■ **Stated task**:
Go through the entries and transcribe each one exactly, dropping the pictures.

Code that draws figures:
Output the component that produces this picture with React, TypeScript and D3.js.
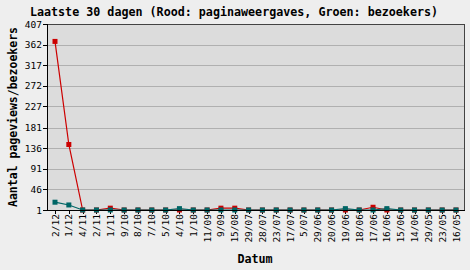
import React from "react";
import * as d3 from "d3";

const dates = ["2/12","1/12","4/11","2/11","1/11","9/10","8/10","7/10","5/10","4/10","1/10","11/09","9/09","15/08","29/07","28/07","23/07","17/07","5/07","29/06","20/06","19/06","18/06","17/06","16/06","15/06","14/06","29/05","23/05","16/05"];
const pageviews = [369,144,1,1,5,1,1,1,1,1,1,1,5,5,1,1,1,1,1,1,1,1,1,7,1,1,1,1,1,1];
const visitors = [18,12,1,1,1,1,1,1,1,4,1,1,1,1,1,1,1,1,1,1,1,4,1,1,4,1,1,1,1,1];
const yTicks = [1,46,91,136,181,227,272,317,362,407];

const W = 470, H = 270;
const L = 47, R = 465, T = 24, B = 210;
const mono = "'DejaVu Sans Mono', monospace";

export default function App() {
  const x = d3.scalePoint<string>().domain(dates).range([55, 456]);
  const y = d3.scaleLinear().domain([1, 407]).range([B, T]);
  const line = (vals: number[]) =>
    d3.line<number>().x((_, i) => x(dates[i])!).y((v) => y(v))(vals) || "";
  const ms = 5;
  return (
    <svg width={W} height={H} style={{ position: "absolute", left: 0, top: 0 }}>
      <rect x={0} y={0} width={W} height={H} fill="#eeeeee" />
      <text x={234} y={16} textAnchor="middle" fontFamily={mono} fontWeight="bold" fontSize={11.7} fill="#000">
        Laatste 30 dagen (Rood: paginaweergaves, Groen: bezoekers)
      </text>
      <rect x={L} y={T} width={R - L} height={B - T} fill="#dcdcdc" />
      {yTicks.slice(1, -1).map((t) => (
        <line key={t} x1={L} x2={R} y1={Math.round(y(t)) + 0.5} y2={Math.round(y(t)) + 0.5} stroke="#b0b0b0" />
      ))}
      <line x1={L} x2={R} y1={T + 0.5} y2={T + 0.5} stroke="#444" />
      <line x1={R - 0.5} x2={R - 0.5} y1={T} y2={B} stroke="#444" />
      <line x1={L + 0.5} x2={L + 0.5} y1={T} y2={B} stroke="#000" />
      {yTicks.map((t) => (
        <g key={t}>
          <line x1={L - 4} x2={L} y1={Math.round(y(t)) + 0.5} y2={Math.round(y(t)) + 0.5} stroke="#000" />
          <text x={42} y={y(t) + 3.5} textAnchor="end" fontFamily={mono} fontSize={9.5} fill="#000">{t}</text>
        </g>
      ))}
      {dates.map((d) => (
        <g key={d}>
          <line x1={Math.round(x(d)!) + 0.5} x2={Math.round(x(d)!) + 0.5} y1={B} y2={B + 4} stroke="#000" />
          <text transform={`translate(${x(d)! + 3.5},${B + 4}) rotate(-90)`} textAnchor="end" fontFamily={mono} fontSize={9.5} fill="#000">{d}</text>
        </g>
      ))}
      <path d={line(pageviews)} fill="none" stroke="#cc0000" strokeWidth={1.2} />
      {pageviews.map((v, i) => (
        <rect key={"r" + i} x={x(dates[i])! - ms / 2} y={y(v) - ms / 2} width={ms} height={ms} fill="#cc0000" />
      ))}
      <path d={line(visitors)} fill="none" stroke="#006666" strokeWidth={1.2} />
      {visitors.map((v, i) => (
        <rect key={"g" + i} x={x(dates[i])! - ms / 2} y={y(v) - ms / 2} width={ms} height={ms} fill="#006666" />
      ))}
      <line x1={L} x2={R} y1={B + 0.5} y2={B + 0.5} stroke="#000" />
      <text transform={`translate(17,117) rotate(-90)`} textAnchor="middle" fontFamily={mono} fontWeight="bold" fontSize={11.5} fill="#000">
        Aantal pageviews/bezoekers
      </text>
      <text x={255} y={263} textAnchor="middle" fontFamily={mono} fontWeight="bold" fontSize={11.7} fill="#000">Datum</text>
    </svg>
  );
}
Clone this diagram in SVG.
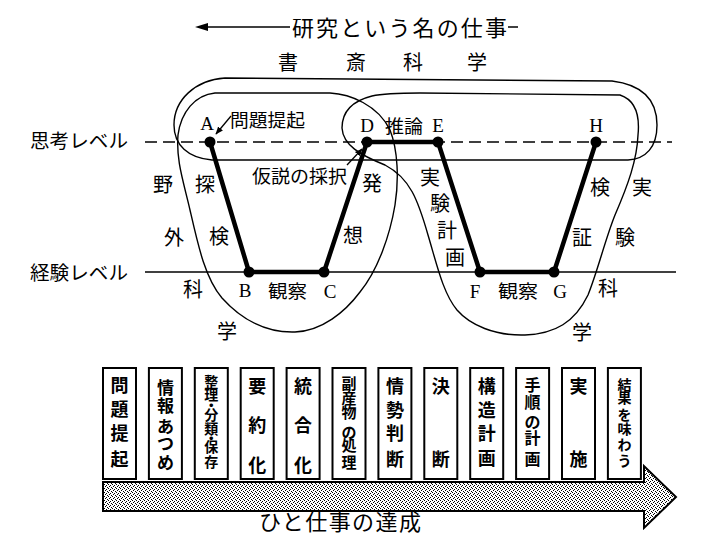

■ **Response to the exercise**:
Output the component that produces this picture with React, TypeScript and D3.js.
import React from "react";
import * as d3 from "d3";

const dates = ["2/12","1/12","4/11","2/11","1/11","9/10","8/10","7/10","5/10","4/10","1/10","11/09","9/09","15/08","29/07","28/07","23/07","17/07","5/07","29/06","20/06","19/06","18/06","17/06","16/06","15/06","14/06","29/05","23/05","16/05"];
const pageviews = [369,144,1,1,5,1,1,1,1,1,1,1,5,5,1,1,1,1,1,1,1,1,1,7,1,1,1,1,1,1];
const visitors = [18,12,1,1,1,1,1,1,1,4,1,1,1,1,1,1,1,1,1,1,1,4,1,1,4,1,1,1,1,1];
const yTicks = [1,46,91,136,181,227,272,317,362,407];

const W = 470, H = 270;
const L = 47, R = 465, T = 24, B = 210;
const mono = "'DejaVu Sans Mono', monospace";

export default function App() {
  const x = d3.scalePoint<string>().domain(dates).range([55, 456]);
  const y = d3.scaleLinear().domain([1, 407]).range([B, T]);
  const line = (vals: number[]) =>
    d3.line<number>().x((_, i) => x(dates[i])!).y((v) => y(v))(vals) || "";
  const ms = 5;
  return (
    <svg width={W} height={H} style={{ position: "absolute", left: 0, top: 0 }}>
      <rect x={0} y={0} width={W} height={H} fill="#eeeeee" />
      <text x={234} y={16} textAnchor="middle" fontFamily={mono} fontWeight="bold" fontSize={11.7} fill="#000">
        Laatste 30 dagen (Rood: paginaweergaves, Groen: bezoekers)
      </text>
      <rect x={L} y={T} width={R - L} height={B - T} fill="#dcdcdc" />
      {yTicks.slice(1, -1).map((t) => (
        <line key={t} x1={L} x2={R} y1={Math.round(y(t)) + 0.5} y2={Math.round(y(t)) + 0.5} stroke="#b0b0b0" />
      ))}
      <line x1={L} x2={R} y1={T + 0.5} y2={T + 0.5} stroke="#444" />
      <line x1={R - 0.5} x2={R - 0.5} y1={T} y2={B} stroke="#444" />
      <line x1={L + 0.5} x2={L + 0.5} y1={T} y2={B} stroke="#000" />
      {yTicks.map((t) => (
        <g key={t}>
          <line x1={L - 4} x2={L} y1={Math.round(y(t)) + 0.5} y2={Math.round(y(t)) + 0.5} stroke="#000" />
          <text x={42} y={y(t) + 3.5} textAnchor="end" fontFamily={mono} fontSize={9.5} fill="#000">{t}</text>
        </g>
      ))}
      {dates.map((d) => (
        <g key={d}>
          <line x1={Math.round(x(d)!) + 0.5} x2={Math.round(x(d)!) + 0.5} y1={B} y2={B + 4} stroke="#000" />
          <text transform={`translate(${x(d)! + 3.5},${B + 4}) rotate(-90)`} textAnchor="end" fontFamily={mono} fontSize={9.5} fill="#000">{d}</text>
        </g>
      ))}
      <path d={line(pageviews)} fill="none" stroke="#cc0000" strokeWidth={1.2} />
      {pageviews.map((v, i) => (
        <rect key={"r" + i} x={x(dates[i])! - ms / 2} y={y(v) - ms / 2} width={ms} height={ms} fill="#cc0000" />
      ))}
      <path d={line(visitors)} fill="none" stroke="#006666" strokeWidth={1.2} />
      {visitors.map((v, i) => (
        <rect key={"g" + i} x={x(dates[i])! - ms / 2} y={y(v) - ms / 2} width={ms} height={ms} fill="#006666" />
      ))}
      <line x1={L} x2={R} y1={B + 0.5} y2={B + 0.5} stroke="#000" />
      <text transform={`translate(17,117) rotate(-90)`} textAnchor="middle" fontFamily={mono} fontWeight="bold" fontSize={11.5} fill="#000">
        Aantal pageviews/bezoekers
      </text>
      <text x={255} y={263} textAnchor="middle" fontFamily={mono} fontWeight="bold" fontSize={11.7} fill="#000">Datum</text>
    </svg>
  );
}
Clone this diagram in SVG.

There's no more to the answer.